Alors que le Premier ministre Joseph Dion Ngute inaugurait ce vendredi, 25 avril 2025 le « Palais de verre Paul Biya« , nouveau siège de l’Assemblée nationale, l’absence du président, éloigné des affaires publiques depuis des mois, a relancé les interrogations sur sa capacité à diriger le pays. Pourtant, face à un pouvoir rodé et bien organisé, l’opposition camerounaise, minée par les divisions et les querelles d’ego, semble une nouvelle fois incapable de former un front uni à quelques mois de la présidentielle d’octobre.

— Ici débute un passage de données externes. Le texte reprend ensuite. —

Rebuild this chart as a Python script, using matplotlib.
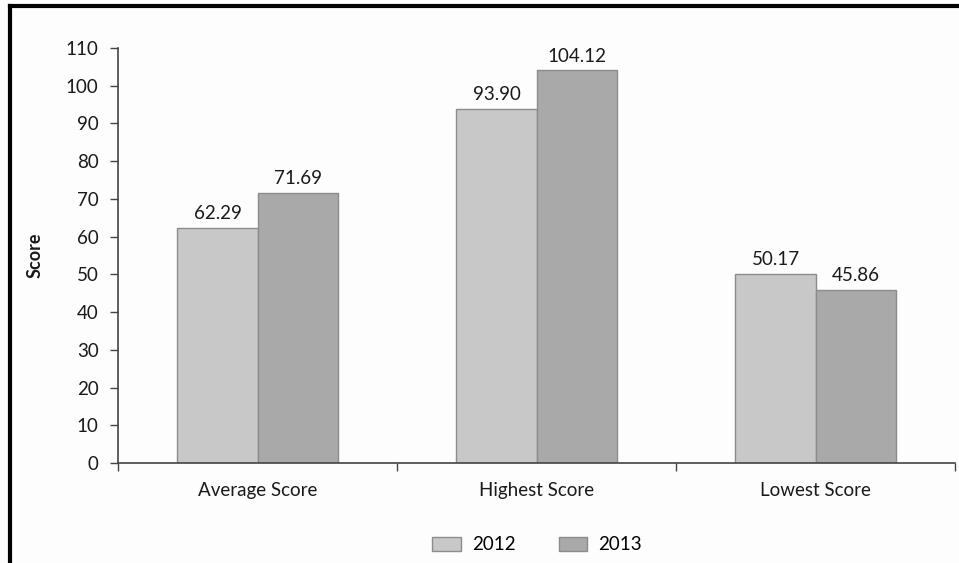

À 92 ans, Paul Biya, au pouvoir depuis 1982, s’apprête à briguer un huitième mandat, une longévité politique rarement égalée sur le continent. Son parti, le Rassemblement démocratique du peuple camerounais (RDPC), maîtrise parfaitement les rouages du pouvoir : contrôle des institutions, soutien des chefs traditionnels, alliances stratégiques et maillage territorial serré. « Le RDPC a transformé l’élection en une mécanique bien réglée« , analyse un observateur politique sous couvert d’anonymat. « Ils ont l’argent, l’administration et une opposition qui s’autodétruit. »
En face, les partis d’opposition accumulent les handicaps : division chronique entre Maurice Kamto (MRC), Cabral Libii (PCRN) et Akere Muna (Now!), aucun leader ne parvient à fédérer ; manque de moyens avec une incapacité à couvrir tout le territoire ; répression et code électoral biaisé qui découragent toute contestation sérieuse. Le Social Democratic Front (SDF), autrefois poids lourd, est en déclin depuis la mort de John Fru Ndi.
Si l’âge et l’absence prolongée du président alimentent les rumeurs sur son état de santé, le RDPC a verrouillé le terrain : soutien des élites et des chefs traditionnels, grands projets comme argument électoral, stratégie de mobilisation électorale agressive. « Le système est conçu pour que Biya gagne, même avec un score ajusté« , confie un diplomate occidental.
Certains acteurs tentent pourtant de réagir : pression pour l’inscription sur les listes électorales, mobilisation jeune via les réseaux sociaux, possibilité d’une coalition de dernière minute. Mais le temps presse. Sans unité, sans moyens et face à un pouvoir déterminé, l’opposition risque de se heurter une fois de plus au « mur Biya ».
À six mois du scrutin, le Cameroun semble s’acheminer vers un nouveau mandat de Paul Biya. Pourtant, dans un contexte africain marqué par des alternances inattendues, rien n’est jamais écrit d’avance. Reste à savoir si l’opposition saura saisir sa chance… ou si elle continuera à se battre dans l’arène des egos plutôt que sur le terrain des urnes.